Table looks like this:

CREATE TABLE public.channel_status (
    partition_id int2 NOT NULL,
    game public."game" NOT NULL,
    channel_id int4 NOT NULL,
    platform_partition int4 NOT NULL,
    enabled bool NOT NULL,
    modified timestamptz NOT NULL,
    CONSTRAINT channel_status_pkey PRIMARY KEY (partition_id, game, channel_id, platform_partition)
)
PARTITION BY LIST (partition_id);

It automatically creates btree index on primary key. I also created explicit index

CREATE UNIQUE INDEX channel_status_pkey_index ON ONLY public.channel_status USING btree (partition_id, game, channel_id, platform_partition)
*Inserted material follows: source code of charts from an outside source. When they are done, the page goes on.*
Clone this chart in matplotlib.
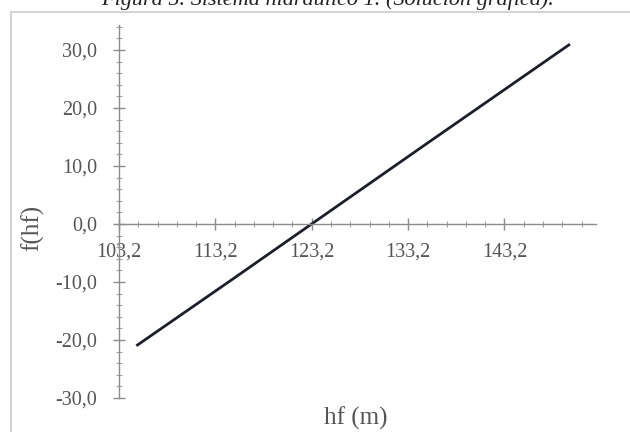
import matplotlib
matplotlib.use("Agg")
import matplotlib.pyplot as plt
from matplotlib.patches import Rectangle
from matplotlib.ticker import MultipleLocator, FixedLocator, FuncFormatter

# Data
hf = [105.0, 115.0, 125.0, 135.0, 150.0]
f_hf = [-21.0, -9.5, 2.1, 13.7, 31.0]
x_ticks = [103.2, 113.2, 123.2, 133.2, 143.2]
y_ticks = [-30, -20, -10, 0, 10, 20, 30]

W, H = 630, 432
fig = plt.figure(figsize=(W / 100, H / 100), dpi=100)
serif = ["Liberation Serif", "DejaVu Serif"]

# caption (cut off at top, as in the reference)
fig.text(0.52, 1 - 5 / H, "Figura 5. Sistema hidráulico 1. (Solución gráfica).",
         ha="center", va="baseline", fontsize=16, style="italic",
         family=serif, color="#222222")

# chart frame
fig.patches.append(Rectangle((11 / W, -0.05), 1.1, 1 - 12 / H + 0.05,
                             transform=fig.transFigure, fill=False,
                             edgecolor="#d4d4d4", lw=1.5))

ax_l, ax_r, ax_t, ax_b = 119, 596, 25, 398
ax = fig.add_axes([ax_l / W, 1 - ax_b / H, (ax_r - ax_l) / W, (ax_b - ax_t) / H])
ax.set_facecolor("none")

ax.plot(hf, f_hf, color="#1b1f2a", lw=2.0, solid_capstyle="butt")

ax.set_xlim(103.2, 152.7)
ax.set_ylim(-30, 34.3)

for s in ["top", "right"]:
    ax.spines[s].set_visible(False)
ax.spines["bottom"].set_position(("data", 0))
ax.spines["left"].set_position(("data", 103.2))
for s in ["bottom", "left"]:
    ax.spines[s].set_color("#8c8c8c")
    ax.spines[s].set_linewidth(1.0)

ax.xaxis.set_major_locator(FixedLocator(x_ticks))
ax.xaxis.set_minor_locator(FixedLocator([103.2 + 2 * i for i in range(25)]))
ax.yaxis.set_major_locator(FixedLocator(y_ticks))
ax.yaxis.set_minor_locator(MultipleLocator(2))

ax.xaxis.set_major_formatter(FuncFormatter(lambda v, p: f"{v:.1f}".replace(".", ",")))
ax.yaxis.set_major_formatter(FuncFormatter(lambda v, p: f"{v:.1f}".replace(".", ",")))

ax.tick_params(axis="both", which="major", direction="inout", length=9,
               width=1.0, color="#8c8c8c", labelcolor="#555555", labelsize=14.5)
ax.tick_params(axis="both", which="minor", direction="inout", length=5,
               width=0.8, color="#a0a0a0")
ax.tick_params(axis="x", which="major", pad=9)
ax.tick_params(axis="y", which="major", pad=11)
for lab in ax.get_xticklabels() + ax.get_yticklabels():
    lab.set_family(serif)

fig.text(33 / W, 1 - 228 / H, "f(hf)", rotation=90, ha="center", va="center",
         fontsize=18, family=serif, color="#555555")
fig.text(356 / W, 1 - 418 / H, "hf (m)", ha="center", va="center",
         fontsize=18, family=serif, color="#555555")

fig.savefig("out.png", dpi=100)
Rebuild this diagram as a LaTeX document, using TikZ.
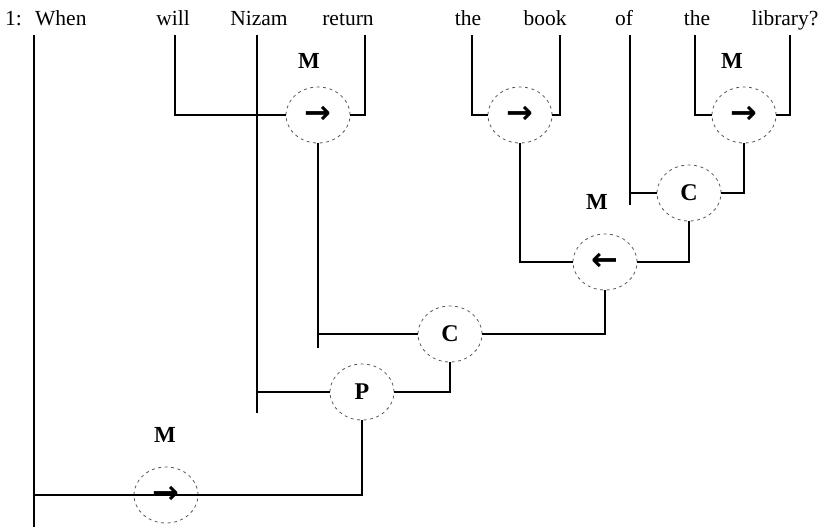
\documentclass[tikz,border=0pt]{standalone}
\usepackage{fontspec}
\setmainfont{Liberation Serif}
\newfontfamily\arrowfont{DejaVu Sans}
\usetikzlibrary{shapes.geometric}

\begin{document}
\begin{tikzpicture}[
  x=1pt, y=-1pt,
  word/.style={
    anchor=base,
    inner sep=0pt,
    font=\fontsize{21.5}{24}\selectfont
  },
  relnode/.style={
    ellipse,
    draw=black!65,
    line width=0.8pt,
    dash pattern=on 3pt off 3.5pt,
    minimum width=64pt,
    minimum height=56pt,
    inner sep=0pt,
    font=\fontsize{24}{26}\selectfont\bfseries
  },
  dirnode/.style={relnode, font=\fontsize{32}{32}\selectfont\arrowfont\bfseries},
  tag/.style={inner sep=0pt, font=\fontsize{23}{24}\selectfont\bfseries},
  link/.style={line width=2pt, draw=black}
]
\useasboundingbox (0,0) rectangle (832,528);

% the sentence
\node[word, anchor=base west] (num) at (5,25) {1:};
\node[word, anchor=base west] (when) at (35,25) {When};
\node[word] (will) at (173,25) {will};
\node[word] (nizam) at (259,25) {Nizam};
\node[word] (ret) at (348,25) {return};
\node[word] (theA) at (468,25) {the};
\node[word] (book) at (545,25) {book};
\node[word] (of) at (624,25) {of};
\node[word] (theB) at (697,25) {the};
\node[word] (library) at (785,25) {library?};

\coordinate (tWhen) at (34,35);
\coordinate (tWill) at (175,35);
\coordinate (tNizam) at (257,35);
\coordinate (tRet) at (365,35);
\coordinate (tTheA) at (472,35);
\coordinate (tBook) at (560,35);
\coordinate (tOf) at (630,35);
\coordinate (tTheB) at (695,35);
\coordinate (tLib) at (790,35);

% relation circles
\node[dirnode] (rA) at (318,115) {→};
\node[dirnode] (rB) at (520,115) {→};
\node[dirnode] (rC) at (744,115) {→};
\node[relnode] (cA) at (689,193) {C};
\node[dirnode] (lA) at (605,262) {←};
\node[relnode] (cB) at (450,334) {C};
\node[relnode] (pA) at (362,392) {P};
\node[dirnode] (rD) at (166,495) {→};

\node[tag] (mA) at (309,61) {M};
\node[tag] (mB) at (732,61) {M};
\node[tag] (mC) at (597,202) {M};
\node[tag] (mD) at (165,435) {M};

% brackets
\draw[link] (tWill) |- (rA);
\draw[link] (tRet) |- (rA);
\draw[link] (tTheA) |- (rB);
\draw[link] (tBook) |- (rB);
\draw[link] (tTheB) |- (rC);
\draw[link] (tLib) |- (rC);
\draw[link] (tOf) -- ++(0,170);
\draw[link] (tOf |- cA) -- (cA);
\draw[link] (rC) |- (cA);
\draw[link] (rB) |- (lA);
\draw[link] (cA) |- (lA);
\draw[link] (rA) |- (cB);
\draw[link] (rA |- cB) -- ++(0,14);
\draw[link] (lA) |- (cB);
\draw[link] (tNizam) -- ++(0,378);
\draw[link] (tNizam |- pA) -- (pA);
\draw[link] (cB) |- (pA);
\draw[link] (tWhen) -- ++(0,492);
\draw[link] (pA) |- (tWhen |- rD);

\end{tikzpicture}
\end{document}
But if I run any btree function, it fails, no matter if I use channel_status_pkey or channel_status_pkey_index, with `public.' prefix or without:

#  SELECT * FROM bt_metap('public.channel_status_pkey_index');
ERROR:  "channel_status_pkey_index" is not a btree index

Do you have an idea, why postgres states, that btree index is not a btree index?

1 Answer 1

4

Because it is a partitioned index, not a regular index.

Similar to partitioned tables, partitioned indexes don't hold any data, so it would not make sense to use them with pageinspect's functions. The actual index data are held in the partitions of the index, which are indexes on the table partitions. You should use the pageinspect functions with those index partitions.